In India, a man who had a bad temper came to me. He was a specialist in slapping his bosses when he lost his temper, so he also lost one job after another. He would become so uncontrollably irate that he would throw at whoever bothered him anything that was handy. He asked me for help. I told him, “The next time you get angry, count to one hundred before you act.” He tried it, but came back to me and said, “I get more angry when I do that. While I am counting, I am blind with rage for having to wait so long.” His case looked hopeless.

Then I told him to practice Kriya Yoga, with this further instruction: “After practicing your Kriya, think that the divine Light is going into your brain, soothing it, calming your nerves, calming your emotions, wiping away all anger.
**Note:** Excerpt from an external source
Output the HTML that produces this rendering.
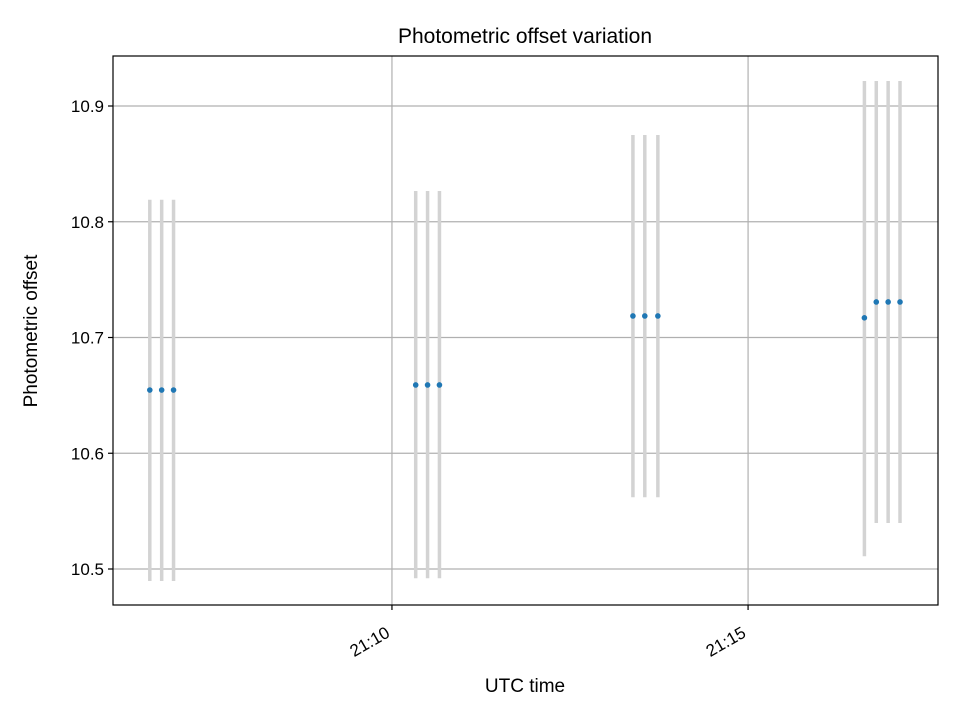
<!DOCTYPE html>
<html><head><meta charset="utf-8"><style>
body{margin:0;background:#fff;font-family:"Liberation Sans","DejaVu Sans",sans-serif}
</style></head><body>
<svg id="chart" width="960" height="720" xmlns="http://www.w3.org/2000/svg">
<rect width="960" height="720" fill="#fff"/>
<g id="grid"></g><g id="marks"></g><g id="axes"></g>
<text x="525" y="43" text-anchor="middle" font-size="21">Photometric offset variation</text>
<text x="525" y="692" text-anchor="middle" font-size="19">UTC time</text>
<text transform="translate(37,331) rotate(-90)" text-anchor="middle" font-size="19">Photometric offset</text>
</svg>
<script>
// seconds relative to 21:10:00
const times = [-204,-194,-184, 20,30,40, 203,213,224, 398,408,418,428];
const values = [10.6546,10.6546,10.6546, 10.659,10.659,10.659, 10.7186,10.7186,10.7186, 10.717,10.7307,10.7307,10.7307];
const errLow = [10.4896,10.4896,10.4896, 10.492,10.492,10.492, 10.562,10.562,10.562, 10.511,10.5397,10.5397,10.5397];
const errHigh = [10.819,10.819,10.819, 10.8266,10.8266,10.8266, 10.875,10.875,10.875, 10.9216,10.9216,10.9216,10.9216];
const yTicks = [10.5,10.6,10.7,10.8,10.9];
const xTicks = [0,300];
const xTickLabels = ["21:10","21:15"];

const L=113,R=938,T=56,B=605;
const xMin=-235,xMax=460,yMin=10.4689,yMax=10.9432;
const xs=v=>L+(v-xMin)/(xMax-xMin)*(R-L);
const ys=v=>B-(v-yMin)/(yMax-yMin)*(B-T);
const NS="http://www.w3.org/2000/svg";
function mk(tag,attrs,parent){const e=document.createElementNS(NS,tag);for(const k in attrs)e.setAttribute(k,attrs[k]);parent.appendChild(e);return e;}
const grid=document.getElementById('grid'),marks=document.getElementById('marks'),axes=document.getElementById('axes');
yTicks.forEach(t=>{
  const y=ys(t);
  const g=mk('line',{x1:L,x2:R,y1:y,y2:y,stroke:'#b0b0b0','stroke-width':1.2},grid);
  
  
  mk('line',{x1:L-5,x2:L,y1:y,y2:y,stroke:'#000','stroke-width':1.2},axes);
  const tx=mk('text',{x:L-9,y:y+6,'text-anchor':'end','font-size':17},axes);
  tx.textContent=t.toFixed(1);
  
  
});
xTicks.forEach((t,i)=>{
  const x=xs(t);
  const g=mk('line',{x1:x,x2:x,y1:T,y2:B,stroke:'#b0b0b0','stroke-width':1.2},grid);
  
  
  mk('line',{x1:x,x2:x,y1:B,y2:B+5,stroke:'#000','stroke-width':1.2},axes);
  const tx=mk('text',{transform:`translate(${x-1},${B+31}) rotate(-30)`,'text-anchor':'end','font-size':17},axes);
  tx.textContent=xTickLabels[i];
  
  
});
times.forEach((t,i)=>{
  const x=xs(t);
  const e=mk('line',{x1:x,x2:x,y1:ys(errHigh[i]),y2:ys(errLow[i]),stroke:'#d3d3d3','stroke-width':3.5},marks);
  
  
});
times.forEach((t,i)=>{
  const c=mk('circle',{cx:xs(t),cy:ys(values[i]),r:2.8,fill:'#1f77b4'},marks);
  
  
});
const f=mk('rect',{x:L,y:T,width:R-L,height:B-T,fill:'none',stroke:'#000','stroke-width':1.2},axes);


</script>
</body></html>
And one day your temper tantrums will be gone.” Not long after that, he came to me again, and this time he said, “I am free from the habit of anger. I am so thankful.”

I decided to test him. I arranged for some boys to pick a quarrel with him. I hid myself in the park along the route where he used to pass regularly, so that I could observe. The boys tried again and again to goad him into a fight, but he wouldn’t respond. He kept his calmness.

By communing with God you change your status from a mortal being to an immortal being. When you do this, all bonds that limit you will be broken. This is a very great law to remember. As soon as your attention is focused, the Power of all powers will come, and with that you can achieve spiritual, mental, and material success.

Finding Perfect Love

The greatest love you can experience is in communion with God in meditation. The love between the soul and Spirit is the perfect love, the love you are all seeking….If you meditate deeply, a love will come over you such as no human tongue can describe, and you will be able to give that pure love to others….When you experience that divine love, you will see no difference between flower and beast, between one human being and another. You will commune with all nature, and you will love equally all mankind.

Freedom From Fear and Insecurity

Cessation of fear comes with the contact of God, nothing else. Why wait? Through Yoga you can have that communion with Him….When you find God, what assurance and fearlessness you will have! Then nothing else matters at all, nothing can ever make you afraid.

My prayer for each of you is that from today you will make a supreme effort for God, and that you never give up until you are established in Him. If you love Him you will practice Kriya with the greatest devotion and faithfulness. Continuously seek Him through prayer and Kriya Yoga. Be of good cheer, for as Babaji once said, quoting from the Bhagavad Gita: “Even a tiny bit of this real religion protects one from great fear (the colossal sufferings inherent in the repeated cycles of birth and death).”

*John speaks of the “mystery of the seven stars” and the “seven churches” (Revelation 1:20); these symbols refer to the seven astral centres of light in the spine. The recondite imagery throughout this nonunderstood chapter of the Bible is an allegorical representation of the revelations that come with the opening of these centres of life and consciousness, the “book sealed with seven seals” (Revelation 5:1).